Names of several BJP leaders are doing rounds with one of them being that of Gaya MLA Prem Kumar, who has never lost an election since 1990, and is one of the longest serving legislators in Bihar.
On 14 October, his name was announced, by BJP leader Shahnawaz Hussain, as the likely chief ministerial candidate, which has boosted his supporters to no end. Soon after the announcement, his election campaign was transformed into one staking claim to the CM’s office.
During a roadshow of the BJP leader, his supporters shouted slogans such as “Bihar ka CM kaisa ho, Prem Kumar jaisa ho (Bihar’s CM should be like Prem Kumar)” and “Khaali kar do raaste, Kumar ke vaaste (Make way for Prem Kumar)”.
During a nukkad sabha in Gaya, one of his senior party workers announced that Kumar will hold an important position in Patna, after November 8. Kumar told CNN-IBN, “I don’t have anything to say about this (Hussain’s announcement). A decision in this regard will be taken by the party.”
Confident of NDA’s victory, Kumar said, “People are rejecting the grand alliance of Nitish Kumar-Lalu Prasad-Sonia Gandhi. They will soon be a thing of past. Our alliance will come to power on November 8. Wait and watch.”
When asked about the slow pace of the development work in Gaya, he said, “I have set up a special team, comprising some respectable citizens, to look into all issues concerning Gaya, and ensure the region’s development.”
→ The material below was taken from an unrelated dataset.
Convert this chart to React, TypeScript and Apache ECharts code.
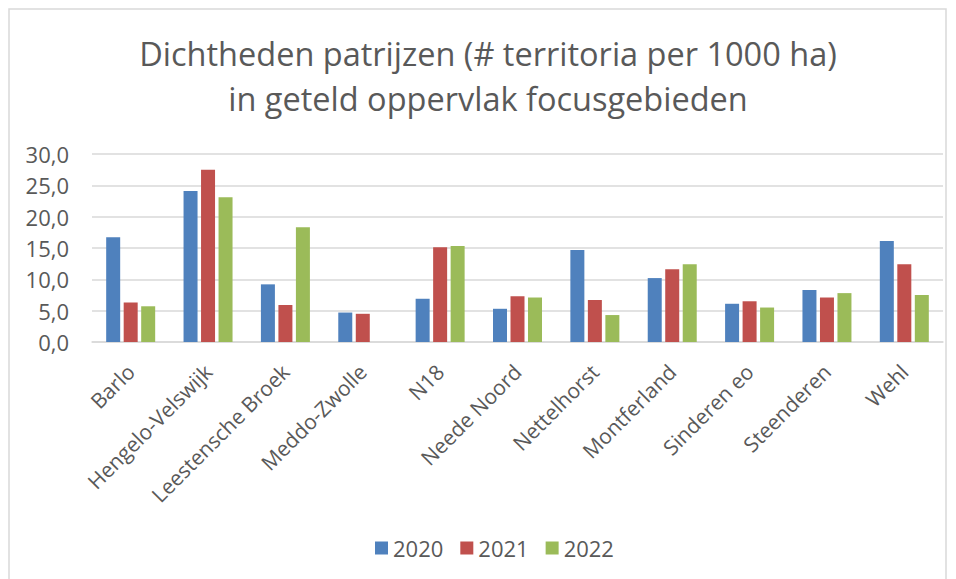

Talking about the drying Phalgu river, considered sacred by Hindus, the BJP MLA said, the process to connect it with larger rivers has begun, and the dry river would not be dry anymore.
When asked why BJP candidates have criminal records, the BJP MLA said, “When one joins politics, several false allegations are leveled against him/her. The criminal charges on BJP leaders may not be true, but in politics one must be ready to face all such charges.”
When asked if the caste permutation was working in NDA’s favour, Kumar replied with the BJP’s slogan – “Sabka Saath Sabka Vishwas”, adding his party would never resort to caste politics.
Voters feel the margin of Kumar’s victory may remain as low as 3,000 to 4,000 votes.
Lined up against Kumar are, Priya Ranjan alias Dimple of Congress, and independent candidate Raju Barnwal. The latter is likely to cut into Kumar’s votes.
Having been locked in a bloody conflict in the 1990s, which saw a string of massacres in Bihar’s Jehanabad district, the land owning castes, and deprived Dalits, now appear to be sailing on the same boat in the state assembly polls.
The coming together of BJP, largely considered a party of upper castes and baniyas, who are considered OBCs in the state, and former chief minister Jitan Ram Manjhi’s Hindustani Awam Morcha (Secular), has made possible what was unthinkable a few years ago.